Short problem =
Each line of the material below that holds the word "React" needs to be copied.
[START Dataset content]
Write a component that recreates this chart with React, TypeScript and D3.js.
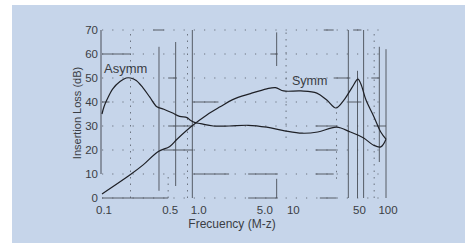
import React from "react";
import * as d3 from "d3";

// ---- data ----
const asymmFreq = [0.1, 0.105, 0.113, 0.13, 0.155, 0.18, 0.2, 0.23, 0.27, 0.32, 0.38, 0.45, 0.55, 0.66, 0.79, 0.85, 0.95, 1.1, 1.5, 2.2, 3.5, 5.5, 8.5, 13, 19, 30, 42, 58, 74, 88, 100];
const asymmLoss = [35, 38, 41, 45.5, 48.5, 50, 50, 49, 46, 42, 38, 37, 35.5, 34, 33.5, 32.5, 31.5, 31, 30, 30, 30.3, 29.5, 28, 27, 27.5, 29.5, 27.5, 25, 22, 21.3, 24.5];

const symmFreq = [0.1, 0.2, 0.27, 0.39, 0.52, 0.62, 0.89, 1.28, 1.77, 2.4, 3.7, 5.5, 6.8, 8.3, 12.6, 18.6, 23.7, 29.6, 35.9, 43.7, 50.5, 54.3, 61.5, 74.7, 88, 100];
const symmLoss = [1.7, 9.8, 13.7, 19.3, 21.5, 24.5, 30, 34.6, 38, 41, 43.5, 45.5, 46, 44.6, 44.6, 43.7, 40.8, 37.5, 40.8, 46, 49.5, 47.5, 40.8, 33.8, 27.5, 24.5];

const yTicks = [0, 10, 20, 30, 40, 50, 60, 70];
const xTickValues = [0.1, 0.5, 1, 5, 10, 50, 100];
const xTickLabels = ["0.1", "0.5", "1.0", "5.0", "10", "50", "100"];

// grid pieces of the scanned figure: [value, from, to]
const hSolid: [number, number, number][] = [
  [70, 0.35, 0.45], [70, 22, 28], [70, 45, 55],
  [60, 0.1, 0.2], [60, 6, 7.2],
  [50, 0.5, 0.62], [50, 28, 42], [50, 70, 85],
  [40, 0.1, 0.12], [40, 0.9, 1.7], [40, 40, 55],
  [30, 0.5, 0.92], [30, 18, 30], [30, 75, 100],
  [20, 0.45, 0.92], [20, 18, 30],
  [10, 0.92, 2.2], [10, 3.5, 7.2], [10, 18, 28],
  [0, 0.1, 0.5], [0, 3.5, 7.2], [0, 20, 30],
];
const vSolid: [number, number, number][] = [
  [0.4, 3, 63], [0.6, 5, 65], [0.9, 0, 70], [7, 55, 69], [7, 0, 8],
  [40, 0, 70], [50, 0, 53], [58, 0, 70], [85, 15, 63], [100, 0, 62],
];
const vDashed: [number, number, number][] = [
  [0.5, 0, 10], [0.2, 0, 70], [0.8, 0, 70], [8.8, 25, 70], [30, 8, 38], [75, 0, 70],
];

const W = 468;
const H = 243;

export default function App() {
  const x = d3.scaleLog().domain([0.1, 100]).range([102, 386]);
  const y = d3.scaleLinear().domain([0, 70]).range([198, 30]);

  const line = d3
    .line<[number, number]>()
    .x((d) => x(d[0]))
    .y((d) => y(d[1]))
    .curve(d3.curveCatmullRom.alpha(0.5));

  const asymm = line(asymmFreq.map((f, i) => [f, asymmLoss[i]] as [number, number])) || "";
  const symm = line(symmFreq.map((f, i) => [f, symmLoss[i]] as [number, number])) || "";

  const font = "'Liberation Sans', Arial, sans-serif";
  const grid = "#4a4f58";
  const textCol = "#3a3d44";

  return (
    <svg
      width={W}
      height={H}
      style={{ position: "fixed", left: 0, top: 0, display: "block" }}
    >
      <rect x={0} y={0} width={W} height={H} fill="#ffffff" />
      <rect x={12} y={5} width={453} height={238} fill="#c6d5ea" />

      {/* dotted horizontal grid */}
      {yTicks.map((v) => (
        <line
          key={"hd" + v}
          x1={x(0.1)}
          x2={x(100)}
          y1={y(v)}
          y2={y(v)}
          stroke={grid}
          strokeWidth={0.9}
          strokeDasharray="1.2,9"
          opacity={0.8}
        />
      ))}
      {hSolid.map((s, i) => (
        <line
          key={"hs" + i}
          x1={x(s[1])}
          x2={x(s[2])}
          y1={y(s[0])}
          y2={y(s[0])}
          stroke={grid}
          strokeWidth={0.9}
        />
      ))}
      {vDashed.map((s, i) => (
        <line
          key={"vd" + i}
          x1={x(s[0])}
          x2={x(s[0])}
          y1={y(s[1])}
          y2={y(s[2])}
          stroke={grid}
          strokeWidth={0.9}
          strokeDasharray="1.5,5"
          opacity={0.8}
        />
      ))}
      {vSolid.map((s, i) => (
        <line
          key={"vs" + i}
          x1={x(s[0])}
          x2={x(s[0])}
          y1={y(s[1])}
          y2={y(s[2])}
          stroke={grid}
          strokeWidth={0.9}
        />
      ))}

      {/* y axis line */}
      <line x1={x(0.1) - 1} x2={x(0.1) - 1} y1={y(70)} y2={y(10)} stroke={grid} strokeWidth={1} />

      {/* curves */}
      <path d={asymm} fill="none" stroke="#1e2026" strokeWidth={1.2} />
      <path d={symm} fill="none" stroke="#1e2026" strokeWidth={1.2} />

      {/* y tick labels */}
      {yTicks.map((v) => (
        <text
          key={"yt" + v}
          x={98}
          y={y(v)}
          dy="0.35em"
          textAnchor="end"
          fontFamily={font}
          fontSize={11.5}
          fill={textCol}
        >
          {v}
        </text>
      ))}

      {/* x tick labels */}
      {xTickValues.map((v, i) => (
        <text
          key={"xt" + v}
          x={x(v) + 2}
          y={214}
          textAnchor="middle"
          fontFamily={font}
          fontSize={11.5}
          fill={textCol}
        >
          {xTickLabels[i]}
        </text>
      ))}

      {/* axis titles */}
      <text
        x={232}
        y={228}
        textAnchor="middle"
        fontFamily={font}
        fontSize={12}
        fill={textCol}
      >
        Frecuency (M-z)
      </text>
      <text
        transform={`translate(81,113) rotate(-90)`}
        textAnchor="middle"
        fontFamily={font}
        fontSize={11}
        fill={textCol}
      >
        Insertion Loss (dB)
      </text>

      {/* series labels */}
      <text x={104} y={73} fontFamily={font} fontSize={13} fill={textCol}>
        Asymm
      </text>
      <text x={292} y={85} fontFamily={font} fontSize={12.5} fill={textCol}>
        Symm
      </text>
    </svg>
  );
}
[END Dataset content]
Exercise answer =
Write a component that recreates this chart with React, TypeScript and D3.js.
import React from "react";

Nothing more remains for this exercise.